The Silent Dental Disease

WHAT DO MOST PEOPLE THINK OF when going to the dentist in terms of problems with their teeth? Number one I would say, is tooth decay.

Coming in at a close second is periodontal or “gum” disease issues. People have become more educated about the link to gum disease and overall health and as a result more are now aware of the dangers of periodontal disease and the threat it poses. This was not always the case as there was a time not that long ago when it was common that not every dentist would even check the health of your gums! Thankfully those days are (mostly) gone.

But did you know there is a third dental disease that is the silent killer to the health of your teeth every bit as much as cavities and gum disease and can contribute to those diseases by making them even worse? I am talking about “Occlusal Disease.” “Huh,” you say? In layman’s terms Occlusal Disease refers to how our teeth fit together and how they work (or don’t work) with our jaw joints and the muscles we chew with–in short how our teeth fit together. Did you know that there is a precise way our teeth should fit together? The problem with Occlusal Disease is that unlike tooth decay and gum disease it is very insidious in nature, often taking more time (even years) to do it’s damage and very rarely acutely painful. It can cause tooth damage and loss every bit as much as tooth decay and gum disease. How our teeth fit together and how they are aligned are vitally important to their health and is more than just having a pretty smile. It’s about long term stability too.

Here Are Some Examples

Let’s look at some simple examples to illustrate occlusal disease and the problems of misaligned and missing teeth. I have two fence posts solidly embedded in the ground. Each hour I come out with a hammer and hit the posts. One post I hit squarely on the top of the post while the other I hit from an angle from the side, which post will get loose first?

Or I make bricks that I hit each day with a 100 lb. force. One group consists of a single brick I hit with the force while the other group consists of three bricks that collectively absorb the force. Which will last longer? Which will show signs of cracking first?

Or consider that I make two sets of gear wheels that fit together. If one set fits together perfectly while the other is slightly offset, which gears will wear out first? What if I also force one set of gears together harder?

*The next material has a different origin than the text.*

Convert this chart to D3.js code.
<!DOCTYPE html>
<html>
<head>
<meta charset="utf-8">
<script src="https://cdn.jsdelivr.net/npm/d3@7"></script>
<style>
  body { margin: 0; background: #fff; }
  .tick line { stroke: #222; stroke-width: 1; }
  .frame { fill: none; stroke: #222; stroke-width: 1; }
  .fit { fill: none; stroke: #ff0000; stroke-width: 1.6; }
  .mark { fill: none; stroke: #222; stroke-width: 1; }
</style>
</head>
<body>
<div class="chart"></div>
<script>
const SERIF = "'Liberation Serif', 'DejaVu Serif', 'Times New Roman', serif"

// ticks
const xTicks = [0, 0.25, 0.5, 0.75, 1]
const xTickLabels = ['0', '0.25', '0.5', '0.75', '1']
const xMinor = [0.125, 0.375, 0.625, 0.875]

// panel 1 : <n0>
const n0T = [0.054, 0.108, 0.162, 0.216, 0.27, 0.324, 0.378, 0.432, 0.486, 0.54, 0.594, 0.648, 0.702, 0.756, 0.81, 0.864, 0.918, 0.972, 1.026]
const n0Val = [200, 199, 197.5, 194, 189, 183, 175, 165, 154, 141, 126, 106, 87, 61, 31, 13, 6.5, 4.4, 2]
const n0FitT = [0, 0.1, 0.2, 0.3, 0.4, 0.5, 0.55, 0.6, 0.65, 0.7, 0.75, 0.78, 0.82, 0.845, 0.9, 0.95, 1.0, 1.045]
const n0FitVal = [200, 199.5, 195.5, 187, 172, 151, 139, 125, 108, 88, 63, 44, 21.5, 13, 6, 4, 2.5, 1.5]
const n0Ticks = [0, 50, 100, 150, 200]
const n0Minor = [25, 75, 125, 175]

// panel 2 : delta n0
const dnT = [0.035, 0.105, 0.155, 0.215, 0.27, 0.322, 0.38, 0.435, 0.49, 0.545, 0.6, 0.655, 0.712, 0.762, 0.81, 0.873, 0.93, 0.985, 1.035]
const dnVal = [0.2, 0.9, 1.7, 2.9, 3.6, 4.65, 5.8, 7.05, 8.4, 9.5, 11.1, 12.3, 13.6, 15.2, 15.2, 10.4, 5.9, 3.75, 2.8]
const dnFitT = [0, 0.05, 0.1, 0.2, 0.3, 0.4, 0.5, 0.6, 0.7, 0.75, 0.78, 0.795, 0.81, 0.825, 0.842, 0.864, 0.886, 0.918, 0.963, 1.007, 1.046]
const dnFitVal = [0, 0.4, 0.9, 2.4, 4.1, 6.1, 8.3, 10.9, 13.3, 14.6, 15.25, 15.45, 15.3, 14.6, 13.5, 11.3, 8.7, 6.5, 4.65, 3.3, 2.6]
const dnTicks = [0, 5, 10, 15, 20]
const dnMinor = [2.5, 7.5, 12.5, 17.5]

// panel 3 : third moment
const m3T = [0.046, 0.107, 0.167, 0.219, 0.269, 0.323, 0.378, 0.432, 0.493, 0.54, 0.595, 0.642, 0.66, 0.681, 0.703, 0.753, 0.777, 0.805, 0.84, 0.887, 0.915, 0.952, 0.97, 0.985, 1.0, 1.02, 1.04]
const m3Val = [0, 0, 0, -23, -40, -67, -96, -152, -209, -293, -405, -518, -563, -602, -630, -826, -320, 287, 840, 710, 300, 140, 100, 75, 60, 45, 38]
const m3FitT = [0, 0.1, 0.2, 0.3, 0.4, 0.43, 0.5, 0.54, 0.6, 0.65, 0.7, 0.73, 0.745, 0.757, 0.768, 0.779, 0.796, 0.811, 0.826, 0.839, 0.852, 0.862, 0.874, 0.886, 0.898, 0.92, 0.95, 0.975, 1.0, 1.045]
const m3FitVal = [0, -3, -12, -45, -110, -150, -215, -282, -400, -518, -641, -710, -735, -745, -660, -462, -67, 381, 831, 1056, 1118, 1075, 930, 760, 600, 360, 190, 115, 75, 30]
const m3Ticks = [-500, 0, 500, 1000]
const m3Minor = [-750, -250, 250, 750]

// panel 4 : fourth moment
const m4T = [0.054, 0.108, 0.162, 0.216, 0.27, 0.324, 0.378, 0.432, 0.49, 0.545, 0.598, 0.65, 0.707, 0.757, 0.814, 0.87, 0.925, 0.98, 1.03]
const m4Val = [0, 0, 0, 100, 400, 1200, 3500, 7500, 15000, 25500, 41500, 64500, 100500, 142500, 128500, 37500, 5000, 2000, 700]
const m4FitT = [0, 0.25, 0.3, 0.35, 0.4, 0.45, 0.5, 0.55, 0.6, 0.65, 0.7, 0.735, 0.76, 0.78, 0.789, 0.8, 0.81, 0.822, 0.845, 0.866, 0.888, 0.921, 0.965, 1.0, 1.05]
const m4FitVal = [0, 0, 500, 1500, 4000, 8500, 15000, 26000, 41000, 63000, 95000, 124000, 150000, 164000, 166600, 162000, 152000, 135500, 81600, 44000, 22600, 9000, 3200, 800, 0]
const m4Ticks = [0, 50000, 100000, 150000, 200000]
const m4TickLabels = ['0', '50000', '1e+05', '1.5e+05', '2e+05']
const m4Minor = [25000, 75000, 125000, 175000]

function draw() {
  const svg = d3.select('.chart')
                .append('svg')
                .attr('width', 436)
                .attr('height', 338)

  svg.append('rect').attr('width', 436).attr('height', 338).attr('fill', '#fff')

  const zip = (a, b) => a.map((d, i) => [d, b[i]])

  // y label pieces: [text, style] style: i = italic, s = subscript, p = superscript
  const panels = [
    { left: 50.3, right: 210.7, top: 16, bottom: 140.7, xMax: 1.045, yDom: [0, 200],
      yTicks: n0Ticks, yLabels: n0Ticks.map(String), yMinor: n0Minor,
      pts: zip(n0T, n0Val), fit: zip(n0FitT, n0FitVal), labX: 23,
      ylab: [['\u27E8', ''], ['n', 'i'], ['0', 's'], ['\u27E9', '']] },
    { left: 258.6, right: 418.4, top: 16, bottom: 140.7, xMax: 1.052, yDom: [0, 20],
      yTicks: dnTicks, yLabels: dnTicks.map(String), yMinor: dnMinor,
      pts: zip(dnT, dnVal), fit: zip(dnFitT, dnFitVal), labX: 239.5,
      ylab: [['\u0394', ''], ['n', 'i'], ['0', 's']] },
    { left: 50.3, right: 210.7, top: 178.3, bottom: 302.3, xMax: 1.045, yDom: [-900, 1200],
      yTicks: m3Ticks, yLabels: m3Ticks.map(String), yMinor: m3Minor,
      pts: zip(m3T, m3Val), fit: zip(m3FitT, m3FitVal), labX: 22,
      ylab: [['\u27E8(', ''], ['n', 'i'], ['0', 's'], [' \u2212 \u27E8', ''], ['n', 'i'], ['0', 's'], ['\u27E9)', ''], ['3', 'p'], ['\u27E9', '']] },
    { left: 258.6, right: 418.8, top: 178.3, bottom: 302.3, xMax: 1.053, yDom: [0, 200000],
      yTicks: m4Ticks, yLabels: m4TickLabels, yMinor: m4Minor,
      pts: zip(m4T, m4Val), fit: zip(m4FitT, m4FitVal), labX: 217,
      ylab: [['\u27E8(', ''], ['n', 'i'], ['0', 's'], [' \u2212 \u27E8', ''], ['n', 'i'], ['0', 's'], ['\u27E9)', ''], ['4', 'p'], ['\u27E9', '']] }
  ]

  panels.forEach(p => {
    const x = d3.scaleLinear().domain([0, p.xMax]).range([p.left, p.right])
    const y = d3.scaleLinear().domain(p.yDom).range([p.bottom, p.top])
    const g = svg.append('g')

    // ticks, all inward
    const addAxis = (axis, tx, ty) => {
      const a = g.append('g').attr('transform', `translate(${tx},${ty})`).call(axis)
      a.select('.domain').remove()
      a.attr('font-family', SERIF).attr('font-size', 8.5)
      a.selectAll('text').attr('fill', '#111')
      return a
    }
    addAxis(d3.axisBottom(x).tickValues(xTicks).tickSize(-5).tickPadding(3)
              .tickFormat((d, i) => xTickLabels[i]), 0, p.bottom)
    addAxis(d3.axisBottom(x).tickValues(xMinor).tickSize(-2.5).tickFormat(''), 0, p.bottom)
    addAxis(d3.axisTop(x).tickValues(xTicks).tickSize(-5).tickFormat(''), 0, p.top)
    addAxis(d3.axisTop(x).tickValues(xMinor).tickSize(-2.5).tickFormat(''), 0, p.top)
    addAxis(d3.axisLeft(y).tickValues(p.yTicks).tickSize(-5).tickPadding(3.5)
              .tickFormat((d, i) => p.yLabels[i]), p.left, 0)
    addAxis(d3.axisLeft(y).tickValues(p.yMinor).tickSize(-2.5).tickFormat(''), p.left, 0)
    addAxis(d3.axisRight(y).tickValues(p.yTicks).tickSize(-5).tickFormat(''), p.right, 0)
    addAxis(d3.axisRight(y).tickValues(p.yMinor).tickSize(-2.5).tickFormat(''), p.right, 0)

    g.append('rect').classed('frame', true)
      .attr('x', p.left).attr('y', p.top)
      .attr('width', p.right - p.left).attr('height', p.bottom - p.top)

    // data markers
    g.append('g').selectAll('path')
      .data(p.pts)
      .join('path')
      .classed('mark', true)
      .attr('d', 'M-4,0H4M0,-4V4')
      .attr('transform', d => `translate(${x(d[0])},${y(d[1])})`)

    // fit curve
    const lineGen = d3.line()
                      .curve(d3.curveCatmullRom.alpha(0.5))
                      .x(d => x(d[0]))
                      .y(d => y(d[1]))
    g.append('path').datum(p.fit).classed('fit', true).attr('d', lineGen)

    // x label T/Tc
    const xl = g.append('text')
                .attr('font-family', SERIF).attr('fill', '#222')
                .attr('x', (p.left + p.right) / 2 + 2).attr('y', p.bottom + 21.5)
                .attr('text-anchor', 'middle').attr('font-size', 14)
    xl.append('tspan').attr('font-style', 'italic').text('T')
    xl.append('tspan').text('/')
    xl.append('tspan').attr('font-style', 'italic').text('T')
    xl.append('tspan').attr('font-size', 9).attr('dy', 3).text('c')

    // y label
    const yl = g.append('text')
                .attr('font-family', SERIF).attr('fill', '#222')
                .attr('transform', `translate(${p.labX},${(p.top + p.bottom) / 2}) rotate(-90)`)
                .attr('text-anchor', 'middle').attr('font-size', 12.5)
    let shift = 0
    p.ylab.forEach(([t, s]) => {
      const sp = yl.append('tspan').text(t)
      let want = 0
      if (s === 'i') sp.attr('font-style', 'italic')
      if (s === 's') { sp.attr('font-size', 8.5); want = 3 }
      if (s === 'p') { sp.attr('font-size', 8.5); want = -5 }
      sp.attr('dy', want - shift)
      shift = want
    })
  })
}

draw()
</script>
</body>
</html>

Be Aware Of Signs And Symptoms

What are some of the signs and symptoms of Occusal disease (bite issues) that can lead to problems and tooth loss? They include:

  • Minor chipping of teeth-particularly the front teeth
  • Teeth that look “flat” or worn or teeth that have wear facets
  • Recession of the gums and notches that form on the side of teeth
  • Loose teeth or teeth that seem to have shifted position over time
  • Popping or clicking in the jaw joint
  • Pain or discomfort on biting on certain teeth
  • Sensitive teeth
  • Teeth or fillings that constantly break
  • Teeth that were removed because they broke (not accident related)
  • Headaches

Most of these signs people are not aware of until they become symptoms. Below are some examples of what can happen to occluded teeth over time.

             

Early Intervention Is Key

I see so many people in the prime of their life–in their 40’s, 50’s, 60’s, and 70’s–that still lead productive lives who lose teeth and start to have major dental problems because none of these issues were addressed in earlier years. It’s often an unpleasant surprise. People don’t suddenly wake up one day and have these issues… they are the culmination of years of being ignored. In the past dentists meaning well would often say, “You brush too hard,” when asked about some of these concerns and I often still hear patients tell me that. How does one brush a tooth too hard while the teeth on either side are perfectly intact?

Properly aligned teeth are way more than just being about cosmetics and having a pretty smile!